Tax Considerations
Swiss Taxes
Although Swiss residents face a 2.5% stamp tax when purchasing a Swiss annuity, nonresidents (e.g., U.S. persons) will pay no Swiss tax on purchase or liquidation of the annuity. Swiss annuities are completely exempt from Swiss taxes for everyone residing outside Switzerland. This applies to income tax, as well as inheritance and estate taxes.

Moreover, unlike other authentic Swiss franc investments (bonds, stocks, Swiss bank accounts, etc.), they are not subject to the 35% Swiss withholding tax-a definite advantage over other sound Swiss franc investments.

No Excise Tax
Unlike many other foreign annuities, Swiss annuities are not subject to the 1% U.S. excise tax on the purchase of foreign annuity and insurance premiums. This is a by-product of the adoption in 1998 of a new Swiss-U.S. Double Tax Treaty and applies to premiums paid by a U.S. citizen to an insurance company domiciled in Switzerland.

U.S. Tax Issues
Swiss and foreign fixed annuity contracts issued since January 12, 2001 are no longer tax deferred in the United States (see Internal Revenue Service regulations, "Tax Treatment of Certain Annuity Contracts.")

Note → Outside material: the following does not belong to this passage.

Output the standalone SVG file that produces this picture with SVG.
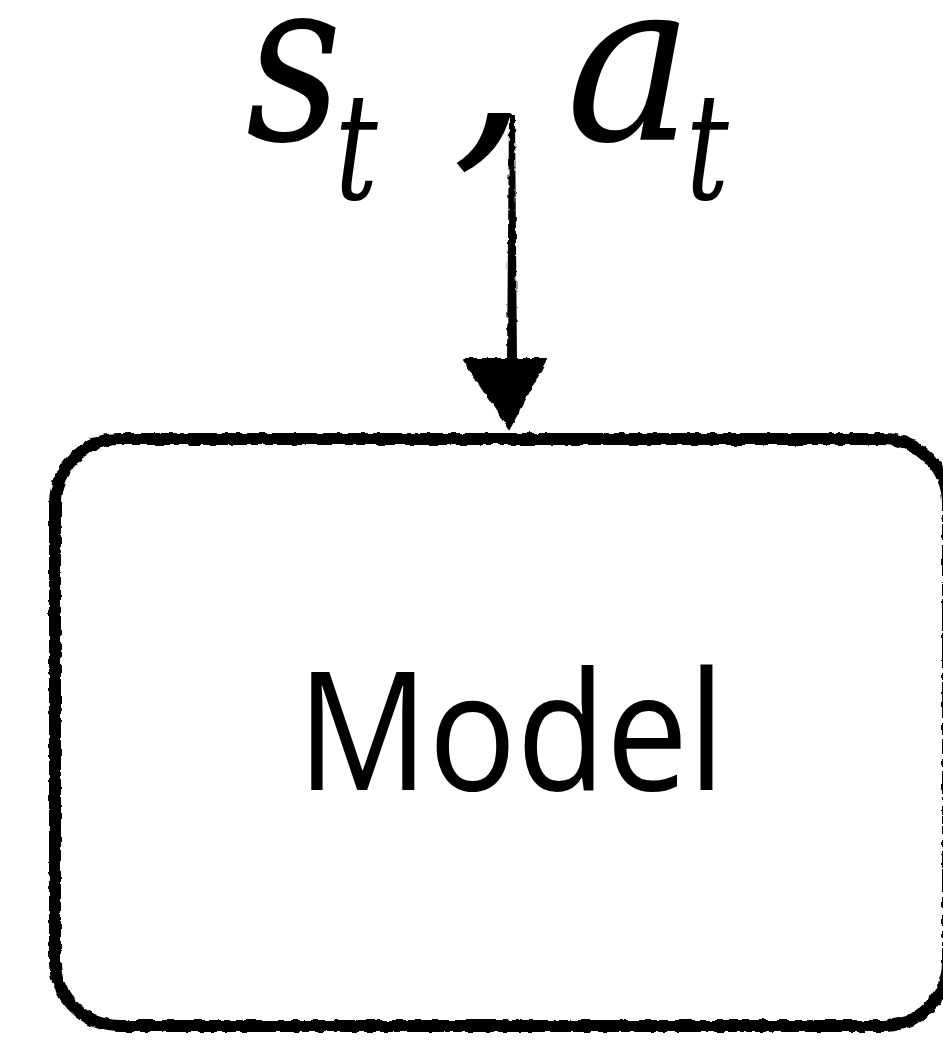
<svg xmlns="http://www.w3.org/2000/svg" width="943" height="1048" viewBox="0 0 943 1048">
<style>
.box{fill:none;stroke:#000;stroke-width:12}
.conn{fill:#000;stroke:#000;stroke-width:2;stroke-linejoin:round}
</style>
<defs>
<filter id="rough" x="-5%" y="-5%" width="110%" height="110%">
<feTurbulence type="fractalNoise" baseFrequency="0.12" numOctaves="2" seed="4" result="n"/>
<feDisplacementMap in="SourceGraphic" in2="n" scale="5" xChannelSelector="R" yChannelSelector="G"/>
</filter>
</defs>
<g id="input-label" fill="#000">
<text font-family="DejaVu Serif" font-style="italic" font-size="228" transform="translate(246,140) scale(0.82,1)">s</text>
<text font-family="DejaVu Serif" font-style="italic" font-size="148" transform="translate(335,199) scale(0.72,1)">t</text>
<text font-family="DejaVu Serif" font-style="italic" font-size="240" transform="translate(452,140)">,</text>
<text font-family="DejaVu Serif" font-style="italic" font-size="225" transform="translate(566,140) scale(0.95,1)">a</text>
<text font-family="DejaVu Serif" font-style="italic" font-size="148" transform="translate(686,199) scale(0.72,1)">t</text>
</g>
<g id="connectors" filter="url(#rough)">
<polygon class="conn" points="510,116 514,116 516,362 508,362"/>
<polygon class="conn" points="463,359 546,359 509,429"/>
</g>
<g id="model" filter="url(#rough)">
<rect class="box" x="55" y="439" width="893" height="587" rx="65" ry="65"/>
</g>
<g id="model-label">
<text x="297" y="790" font-family="Open Sans, Noto Sans, sans-serif" font-size="165" fill="#000" textLength="428" lengthAdjust="spacingAndGlyphs">Model</text>
</g>
</svg>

A Swiss fixed annuity is a debt instrument, that is, a "promise to pay a sum certain," in addition to being an insurance contract. Accordingly, the owner of a Swiss fixed annuity (as well as other foreign annuities that are seen as debt instruments) pays tax on the income that accrues, including currency gains if the annuity is denominated in a foreign currency.

Tax experts agree that as a result of the loss of tax deferral, distributions prior to age 59½, including loans against the policy, are not subject to the 10% penalty for early withdrawals. Thus, it is possible to take tax-free withdrawals from a Swiss fixed annuity whenever the policyholder chooses.

This different tax treatment for foreign annuities on the whole provides substantially more flexibility for Americans purchasing Swiss fixed annuities. Interest and dividends on U.S. annuities are tax-deferred until withdrawn while those on Swiss annuities are taxable each year as ordinary income. For U.S. annuities, all previously untaxed amounts on withdrawals, liquidations and loan proceeds are taxed as ordinary income, with premature distributions (before age 59½) assessed a 10% penalty. No such taxes or penalties apply for Swiss fixed annuities. You can decide when or how to draw money from your annuity. Loan interest is never tax-deductible for U.S. annuities and tax-deductible for Swiss annuities when the loan proceeds are used to purchase other investments (such as stocks in a Swiss bank account).

Swiss annuities can be placed in various U.S. tax-sheltered plans, including IRAs, Keogh, or corporate plans. Such plans can also be rolled over into a Swiss annuity. If you wish to put a Swiss annuity in a U.S. pension plan, the only thing required is a U.S. trustee-a bank or similar institution-and that the annuity contract be held in the U.S. by that trustee. For a minimal administration fee many banks offer "self-directed" pension plans, which can easily be used for this purpose.

The inside buildup of an annuity contract is generally deferred from U.S. income taxation until withdrawn, at which time it is taxed under the provisions of the Internal Revenue Code (IRC) section 72, including possible penalties for early withdrawal.

IRS Tax Treatment
In the United States, a Swiss annuity is not even considered to be a "foreign investment account." IRS regulations clearly exclude overseas insurance and annuities from ownership declaration on an annual 1040 tax form or on Treasury form 90-22.1.
It should be noted that Swiss insurance companies do not report annuity payments to the IRS or any other government agency; this is the policyholder's responsibility.